● **What you will do**
Write out again, word for word, the lines below from the line that holds "What D3.js code" through the line that holds "-1300, -1255, -1210];", omitting pictures.

--- begin Supplied data ---

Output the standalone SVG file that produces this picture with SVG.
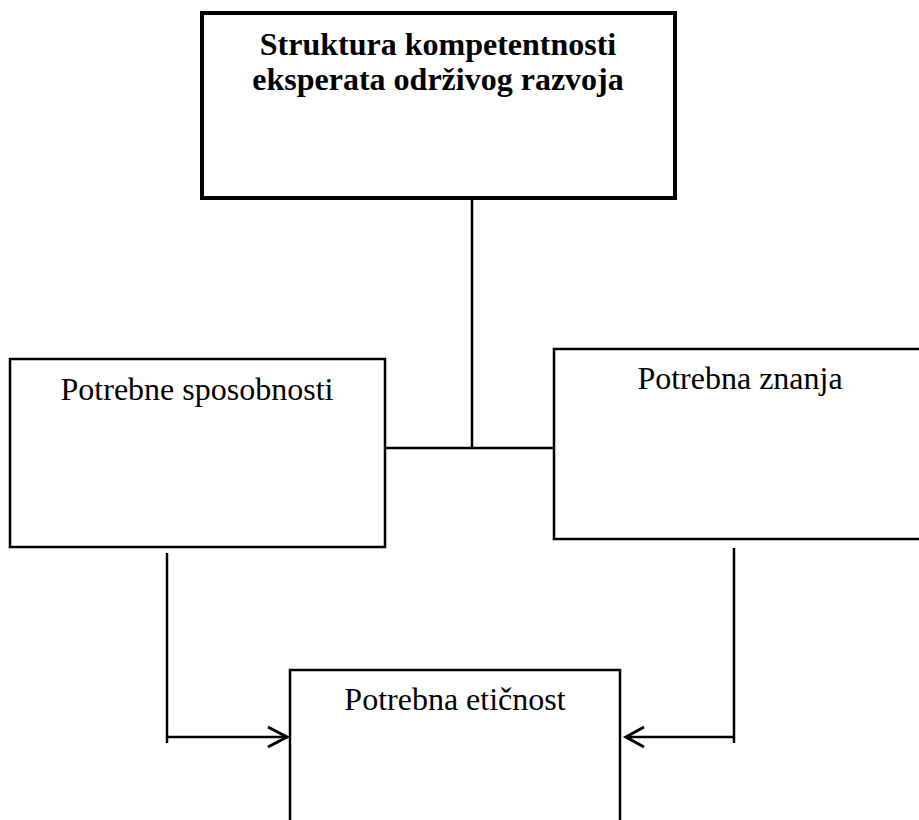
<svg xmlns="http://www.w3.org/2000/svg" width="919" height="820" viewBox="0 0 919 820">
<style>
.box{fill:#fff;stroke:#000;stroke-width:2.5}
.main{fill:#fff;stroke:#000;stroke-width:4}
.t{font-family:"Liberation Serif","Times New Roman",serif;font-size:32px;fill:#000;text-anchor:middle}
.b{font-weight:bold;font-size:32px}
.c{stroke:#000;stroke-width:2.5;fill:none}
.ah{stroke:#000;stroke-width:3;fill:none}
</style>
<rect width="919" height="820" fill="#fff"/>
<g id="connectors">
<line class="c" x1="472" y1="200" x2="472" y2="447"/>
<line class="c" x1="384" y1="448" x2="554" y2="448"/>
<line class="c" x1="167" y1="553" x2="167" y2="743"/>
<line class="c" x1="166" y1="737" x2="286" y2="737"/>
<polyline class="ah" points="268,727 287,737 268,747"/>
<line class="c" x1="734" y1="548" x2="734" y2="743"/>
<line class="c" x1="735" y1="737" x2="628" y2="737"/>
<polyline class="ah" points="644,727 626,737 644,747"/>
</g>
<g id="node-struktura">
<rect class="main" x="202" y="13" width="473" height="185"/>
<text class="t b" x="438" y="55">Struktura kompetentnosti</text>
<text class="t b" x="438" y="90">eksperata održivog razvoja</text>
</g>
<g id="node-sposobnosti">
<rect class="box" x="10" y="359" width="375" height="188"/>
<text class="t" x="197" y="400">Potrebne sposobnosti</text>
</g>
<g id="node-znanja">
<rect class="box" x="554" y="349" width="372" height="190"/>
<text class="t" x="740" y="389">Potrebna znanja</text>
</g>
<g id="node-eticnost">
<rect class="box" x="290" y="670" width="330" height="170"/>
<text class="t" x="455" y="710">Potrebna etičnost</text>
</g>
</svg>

--- end Supplied data ---
--- begin Supplied data ---

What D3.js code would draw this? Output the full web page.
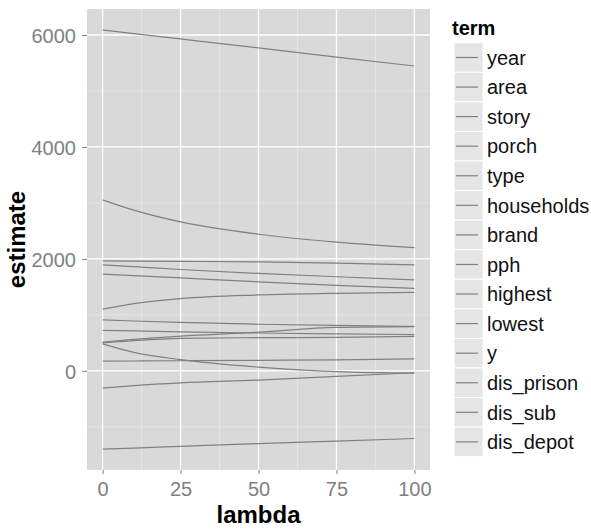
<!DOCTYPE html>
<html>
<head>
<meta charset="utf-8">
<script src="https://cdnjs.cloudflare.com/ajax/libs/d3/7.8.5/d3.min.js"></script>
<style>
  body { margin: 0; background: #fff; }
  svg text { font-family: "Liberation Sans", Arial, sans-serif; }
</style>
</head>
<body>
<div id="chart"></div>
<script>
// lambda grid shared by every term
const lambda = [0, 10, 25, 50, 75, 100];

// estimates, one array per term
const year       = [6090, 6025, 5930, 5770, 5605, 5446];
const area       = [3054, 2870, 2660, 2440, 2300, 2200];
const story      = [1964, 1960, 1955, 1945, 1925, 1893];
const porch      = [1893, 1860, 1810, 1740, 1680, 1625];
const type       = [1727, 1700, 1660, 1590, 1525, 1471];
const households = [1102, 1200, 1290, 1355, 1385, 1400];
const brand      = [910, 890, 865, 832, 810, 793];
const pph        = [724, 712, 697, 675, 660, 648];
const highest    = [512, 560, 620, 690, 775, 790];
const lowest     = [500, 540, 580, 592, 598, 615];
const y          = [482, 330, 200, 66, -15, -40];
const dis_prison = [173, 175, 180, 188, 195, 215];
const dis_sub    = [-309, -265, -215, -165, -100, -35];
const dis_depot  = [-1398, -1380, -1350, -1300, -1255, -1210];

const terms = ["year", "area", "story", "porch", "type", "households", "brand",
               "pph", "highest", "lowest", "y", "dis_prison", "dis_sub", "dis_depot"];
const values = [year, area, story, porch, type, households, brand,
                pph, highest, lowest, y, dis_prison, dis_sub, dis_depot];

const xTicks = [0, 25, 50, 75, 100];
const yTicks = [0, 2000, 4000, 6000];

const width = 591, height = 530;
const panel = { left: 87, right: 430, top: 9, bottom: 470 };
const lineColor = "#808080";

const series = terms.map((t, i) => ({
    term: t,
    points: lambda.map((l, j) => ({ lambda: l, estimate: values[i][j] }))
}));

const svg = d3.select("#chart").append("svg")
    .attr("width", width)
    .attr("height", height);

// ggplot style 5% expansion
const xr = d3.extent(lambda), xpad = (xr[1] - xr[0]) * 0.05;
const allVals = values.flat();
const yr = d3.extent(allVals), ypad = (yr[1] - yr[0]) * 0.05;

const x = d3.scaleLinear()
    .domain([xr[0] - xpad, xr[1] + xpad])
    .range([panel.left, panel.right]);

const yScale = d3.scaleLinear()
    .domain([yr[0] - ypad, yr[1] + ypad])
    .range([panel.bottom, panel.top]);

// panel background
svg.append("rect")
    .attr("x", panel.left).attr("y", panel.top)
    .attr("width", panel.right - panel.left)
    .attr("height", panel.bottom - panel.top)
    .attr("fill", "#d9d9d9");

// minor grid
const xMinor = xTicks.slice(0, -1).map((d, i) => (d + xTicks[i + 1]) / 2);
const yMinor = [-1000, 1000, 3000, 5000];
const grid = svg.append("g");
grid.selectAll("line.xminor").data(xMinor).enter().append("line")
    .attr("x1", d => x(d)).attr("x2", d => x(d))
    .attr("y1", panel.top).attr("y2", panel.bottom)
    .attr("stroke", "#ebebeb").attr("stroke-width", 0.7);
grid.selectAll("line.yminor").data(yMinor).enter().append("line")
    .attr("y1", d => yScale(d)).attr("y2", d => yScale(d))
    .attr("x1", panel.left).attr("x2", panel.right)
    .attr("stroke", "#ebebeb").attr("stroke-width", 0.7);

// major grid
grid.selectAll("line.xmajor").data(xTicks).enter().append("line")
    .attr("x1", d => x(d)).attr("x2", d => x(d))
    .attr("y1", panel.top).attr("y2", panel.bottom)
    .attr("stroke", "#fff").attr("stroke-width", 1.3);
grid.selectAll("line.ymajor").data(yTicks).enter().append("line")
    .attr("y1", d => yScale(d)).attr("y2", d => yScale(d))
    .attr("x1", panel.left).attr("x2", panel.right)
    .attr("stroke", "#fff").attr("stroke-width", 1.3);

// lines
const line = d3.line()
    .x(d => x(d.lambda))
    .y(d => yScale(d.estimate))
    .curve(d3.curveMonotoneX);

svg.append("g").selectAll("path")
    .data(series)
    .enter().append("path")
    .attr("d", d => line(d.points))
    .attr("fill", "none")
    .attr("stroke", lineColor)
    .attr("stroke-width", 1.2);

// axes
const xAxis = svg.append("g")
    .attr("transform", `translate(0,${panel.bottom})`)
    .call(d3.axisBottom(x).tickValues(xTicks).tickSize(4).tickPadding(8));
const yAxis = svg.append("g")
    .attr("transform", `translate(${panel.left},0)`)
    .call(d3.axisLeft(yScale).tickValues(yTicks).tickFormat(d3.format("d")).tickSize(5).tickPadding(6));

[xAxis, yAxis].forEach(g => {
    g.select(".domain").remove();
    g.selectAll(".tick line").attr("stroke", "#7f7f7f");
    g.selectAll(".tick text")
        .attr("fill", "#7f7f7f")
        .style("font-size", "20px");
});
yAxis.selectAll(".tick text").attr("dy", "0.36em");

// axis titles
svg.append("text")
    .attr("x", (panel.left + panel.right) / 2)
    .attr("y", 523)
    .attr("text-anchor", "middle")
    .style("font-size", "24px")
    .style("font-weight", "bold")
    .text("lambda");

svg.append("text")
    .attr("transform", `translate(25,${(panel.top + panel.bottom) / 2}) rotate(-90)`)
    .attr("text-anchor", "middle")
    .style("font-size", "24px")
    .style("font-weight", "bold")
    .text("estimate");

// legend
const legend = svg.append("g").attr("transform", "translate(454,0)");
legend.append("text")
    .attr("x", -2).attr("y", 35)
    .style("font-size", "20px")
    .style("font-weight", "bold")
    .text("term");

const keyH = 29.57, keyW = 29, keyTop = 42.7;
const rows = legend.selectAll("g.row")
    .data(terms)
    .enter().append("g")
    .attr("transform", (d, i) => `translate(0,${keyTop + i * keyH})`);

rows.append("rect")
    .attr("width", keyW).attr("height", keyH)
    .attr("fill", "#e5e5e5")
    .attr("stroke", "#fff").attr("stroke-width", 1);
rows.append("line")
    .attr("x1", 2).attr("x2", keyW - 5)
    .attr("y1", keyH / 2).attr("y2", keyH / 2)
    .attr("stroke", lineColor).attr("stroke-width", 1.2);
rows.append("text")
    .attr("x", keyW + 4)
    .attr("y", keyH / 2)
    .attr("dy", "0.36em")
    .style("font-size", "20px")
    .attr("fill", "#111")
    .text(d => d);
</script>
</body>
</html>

--- end Supplied data ---

● **Answer to this task**
What D3.js code would draw this? Output the full web page.
<!DOCTYPE html>
<html>
<head>
<meta charset="utf-8">
<script src="https://cdnjs.cloudflare.com/ajax/libs/d3/7.8.5/d3.min.js"></script>
<style>
  body { margin: 0; background: #fff; }
  svg text { font-family: "Liberation Sans", Arial, sans-serif; }
</style>
</head>
<body>
<div id="chart"></div>
<script>
// lambda grid shared by every term
const lambda = [0, 10, 25, 50, 75, 100];

// estimates, one array per term
const year       = [6090, 6025, 5930, 5770, 5605, 5446];
const area       = [3054, 2870, 2660, 2440, 2300, 2200];
const story      = [1964, 1960, 1955, 1945, 1925, 1893];
const porch      = [1893, 1860, 1810, 1740, 1680, 1625];
const type       = [1727, 1700, 1660, 1590, 1525, 1471];
const households = [1102, 1200, 1290, 1355, 1385, 1400];
const brand      = [910, 890, 865, 832, 810, 793];
const pph        = [724, 712, 697, 675, 660, 648];
const highest    = [512, 560, 620, 690, 775, 790];
const lowest     = [500, 540, 580, 592, 598, 615];
const y          = [482, 330, 200, 66, -15, -40];
const dis_prison = [173, 175, 180, 188, 195, 215];
const dis_sub    = [-309, -265, -215, -165, -100, -35];
const dis_depot  = [-1398, -1380, -1350, -1300, -1255, -1210];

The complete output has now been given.